Kane recalls matching with Idzikowski on a dating app and meeting him for the first time at his truck in 2016 during Ferndale’s annual Pig & Whiskey festival, where Detroit BBQ Company was a regular vendor. Kane was immediately drawn to Idzikowski’s larger-than-life personality and his crystal blue eyes.
“He asked me to come up [to Pig & Whiskey] and I was kind of playing aloof,” she says. “I think on some level, like, he wanted me to see like the full Detroit BBQ show.”
The two might have met each other’s match, but barbecue found ways to keep hold of much of his focus. In 2018, the day before the couple’s wedding shower, he got a call from a frantic customer saying that an event with 500 people had their caterer cancel last minute and could he help them out. His brother stepped in to take charge, says Kane, and the two married without any other barbecue-related emergencies on October 27, 2018 at the Glass House at Lake St. Clair Metropark. It was just one of many instances in which Idzikowski showed he was willing to drop everything to lend a hand.
In the local food service community, he was known both as a staunch supporter of his comrades on the line and as a bit of an instigator on social media.
In 2014, Idzikowski and Detroit BBQ received a flood of negative reviews and threats after he published a social media post regarding the killing of two New York City cops. In the aftermath of his original comments, he said at the time that a local Detroit cop published his phone number on a forum. Prior to that flap, he had been under fire for making threats against a competing barbecue business for allegedly stealing a photo of ribs from his social media account.
His older brother Zac went on to part ways with Detroit BBQ and helped to launch Woodpile BBQ Shack in Clawson in late 2015, along with Scott Maloney of Treat Dreams, while the younger Idzikowski continued honing his craft.
While friends and colleagues acknowledge Idzikowski’s reputation for his, at times, crass remarks, they also pointed out his many instances of generosity over the years.
“I used to always tease him when I would see him at an event, or sharing a kitchen space, I would always tell him, ‘If people find out you’re a nice guy, your cover is blown,’” says chef James Rigato, who runs Mabel Gray in Hazel Park and was a longtime friend of Idzikowski’s.
Rigato says prior to meeting Idzikowski about a decade ago, he wasn’t much of a fan of the barbecue offerings that came out of metro Detroit. That changed when Rigato tried Idzikowski’s dry-rubbed ribs and brisket.
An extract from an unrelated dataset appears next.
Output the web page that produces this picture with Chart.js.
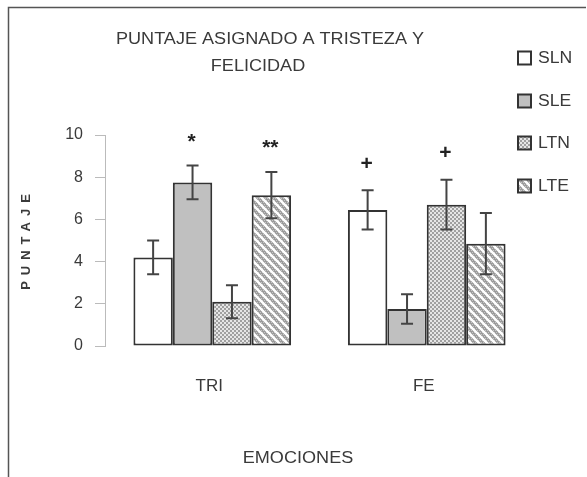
<!DOCTYPE html>
<html>
<head>
<meta charset="utf-8">
<script src="https://cdn.jsdelivr.net/npm/chart.js@4.4.0/dist/chart.umd.min.js"></script>
<style>
  body { margin: 0; background: #fff; }
  #wrap { width: 587px; height: 477px; }
</style>
</head>
<body>
<div id="wrap"><canvas id="barchart" width="587" height="477"></canvas></div>
<script>
const categorias = ['TRI', 'FE'];
const series = ['SLN', 'SLE', 'LTN', 'LTE'];

const sln = [4.2, 6.45];
const sle = [7.75, 1.75];
const ltn = [2.1, 6.7];
const lte = [7.15, 4.85];

const errSln = [0.8, 0.93];
const errSle = [0.8, 0.7];
const errLtn = [0.78, 1.18];
const errLte = [1.1, 1.45];

const marcas = [['', '+'], ['*', ''], ['', '+'], ['**', '']];

const yTicks = [0, 2, 4, 6, 8, 10];

const titulo = ['PUNTAJE ASIGNADO A TRISTEZA Y', 'FELICIDAD'];
const tituloY = 'PUNTAJE';
const tituloX = 'EMOCIONES';

const fuente = '"Liberation Sans", Arial, sans-serif';
const texto = '#3a3a3a';

// patterns
function patronPuntos() {
  const c = document.createElement('canvas');
  c.width = 4; c.height = 4;
  const g = c.getContext('2d');
  g.fillStyle = '#e6e6e6';
  g.fillRect(0, 0, 4, 4);
  g.fillStyle = '#a0a0a0';
  g.fillRect(0, 0, 2, 2);
  g.fillRect(2, 2, 2, 2);
  return g.createPattern(c, 'repeat');
}

function patronRayas() {
  const c = document.createElement('canvas');
  c.width = 8; c.height = 8;
  const g = c.getContext('2d');
  g.fillStyle = '#9a9a9a';
  g.fillRect(0, 0, 8, 8);
  g.fillStyle = '#c8c8c8';
  for (let i = 0; i < 8; i += 2) for (let j = 0; j < 8; j += 2) g.fillRect(i + ((j / 2) % 2), j, 1, 1);
  g.strokeStyle = '#ffffff';
  g.lineWidth = 2.4;
  g.beginPath();
  g.moveTo(-1, -1); g.lineTo(9, 9);
  g.moveTo(-5, 3); g.lineTo(5, 13);
  g.moveTo(3, -5); g.lineTo(13, 5);
  g.stroke();
  return g.createPattern(c, 'repeat');
}

const rellenos = ['#ffffff', '#c0c0c0', patronPuntos(), patronRayas()];
const valores = [sln, sle, ltn, lte];
const errores = [errSln, errSle, errLtn, errLte];

// texto ensanchado como en la imagen original
function textoAncho(ctx, t, x, y, sx) {
  ctx.save();
  ctx.translate(x, y);
  ctx.scale(sx, 1);
  ctx.fillText(t, 0, 0);
  ctx.restore();
}

const extras = {
  id: 'extras',
  afterDatasetsDraw(chart) {
    const ctx = chart.ctx;
    const y = chart.scales.y;
    ctx.save();
    // error bars
    ctx.strokeStyle = '#444';
    ctx.lineWidth = 2;
    valores.forEach((vals, d) => {
      const meta = chart.getDatasetMeta(d);
      meta.data.forEach((bar, i) => {
        const top = y.getPixelForValue(vals[i] + errores[d][i]);
        const bot = y.getPixelForValue(vals[i] - errores[d][i]);
        ctx.beginPath();
        ctx.moveTo(bar.x, top); ctx.lineTo(bar.x, bot);
        ctx.moveTo(bar.x - 6, top); ctx.lineTo(bar.x + 6, top);
        ctx.moveTo(bar.x - 6, bot); ctx.lineTo(bar.x + 6, bot);
        ctx.stroke();
        const m = marcas[d][i];
        if (m) {
          ctx.fillStyle = '#222';
          ctx.font = 'bold 21px ' + fuente;
          ctx.textAlign = 'center';
          ctx.textBaseline = 'alphabetic';
          const mt = ctx.measureText(m);
          const cy = top - 28;
          ctx.fillText(m, bar.x - 1, cy + (mt.actualBoundingBoxAscent - mt.actualBoundingBoxDescent) / 2);
        }
      });
    });
    ctx.restore();
  },
  afterDraw(chart) {
    const ctx = chart.ctx;
    ctx.save();
    // frame
    ctx.strokeStyle = '#555';
    ctx.lineWidth = 1.5;
    ctx.beginPath();
    ctx.moveTo(8.5, 477); ctx.lineTo(8.5, 7.5); ctx.lineTo(586, 7.5);
    ctx.stroke();

    ctx.fillStyle = texto;
    ctx.textBaseline = 'middle';
    ctx.textAlign = 'center';
    ctx.font = '16px ' + fuente;
    textoAncho(ctx, titulo[0], 270, 40, 1.13);
    textoAncho(ctx, titulo[1], 258, 67, 1.13);
    textoAncho(ctx, tituloX, 298, 459, 1.13);

    // y title
    ctx.save();
    ctx.translate(26, 242);
    ctx.rotate(-Math.PI / 2);
    ctx.font = 'bold 13px ' + fuente;
    ctx.letterSpacing = '6px';
    ctx.fillText(tituloY, 3, 0);
    ctx.restore();

    // legend
    const ly = [58, 101, 143, 186];
    series.forEach((s, i) => {
      ctx.fillStyle = rellenos[i];
      ctx.fillRect(518, ly[i] - 6.5, 13, 13);
      ctx.strokeStyle = '#333';
      ctx.lineWidth = 2;
      ctx.strokeRect(518, ly[i] - 6.5, 13, 13);
      ctx.fillStyle = texto;
      ctx.textAlign = 'left';
      ctx.font = '16px ' + fuente;
      textoAncho(ctx, s, 538, ly[i] + 1, 1.1);
    });
    ctx.restore();
  }
};

const data = {
  labels: categorias,
  datasets: series.map((s, i) => ({
    label: s,
    data: valores[i],
    backgroundColor: rellenos[i],
    borderColor: '#333',
    borderWidth: 2,
    borderSkipped: false,
    categoryPercentage: 0.735,
    barPercentage: 1
  }))
};

const config = {
  type: 'bar',
  data: data,
  plugins: [extras],
  options: {
    responsive: false,
    animation: false,
    layout: { padding: { top: 135, right: 53, bottom: 0, left: 0 } },
    plugins: { legend: { display: false }, tooltip: { enabled: false }, title: { display: false } },
    scales: {
      x: {
        grid: { display: false, drawTicks: false },
        border: { display: false },
        ticks: { color: texto, font: { family: fuente, size: 17 }, padding: 30, labelOffset: -3 },
        afterFit: (s) => { s.height = 131; }
      },
      y: {
        min: 0,
        max: 10,
        afterBuildTicks: (s) => { s.ticks = yTicks.map(v => ({ value: v })); },
        grid: { drawOnChartArea: false, drawTicks: true, tickLength: 10, color: '#bbb' },
        border: { display: true, color: '#bbb', width: 1 },
        ticks: { color: texto, font: { family: fuente, size: 16 }, padding: 12 },
        afterFit: (s) => { s.width = 105; }
      }
    }
  }
};

let barchart = new Chart(document.getElementById('barchart'), config);
</script>
</body>
</html>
“Then I had his and I was like, ‘Okay, you changed my mind, I like your barbecue,’” Rigato says.
His influence on the local barbecue scene can’t be understated. Another longtime friend, Stephen Roginson, owner of Batch Brewing Company in Corktown, says that Idzikowski was his pit master mentor.
“What I learned about him was his bandwidth for generosity. It was, without fail, the first call that I received, whenever I raised my hand and said there was a problem I wanted to work on [was from him,]” he says.
Both Rigato and Roginson say that they got closer to Idzikowski during the pandemic, while helping Roginson with Batch Brewing’s “pay-what-you-can” events that offered service industry workers and anyone in need with a hot meal, and when he and Rigato were debating the best ways to keep their staff safe and their businesses running through the global health crisis.
More recently, Idzikowski was on track to opening a takeout restaurant and commissary kitchen so he could expand. He was scheduled to meet with a realtor on Thursday last week to view a building in Livonia, but when his wife went to check on him, he was found unresponsive.
In addition to Kane, Idzikowski is survived by his mother Lori, father Tim, brother Zac and his wife Katie, and four nieces and nephews.
A memorial in honor of Idzikowski’s life is scheduled for at 3 p.m. Wednesday, April 20, at Batch Brewing, where the Detroit BBQ crew will be on hand making more of Idzikowski’s famous meats. In lieu of flowers, the family is asking for donations to be made to the Detroit Dog Rescue or Focus Hope.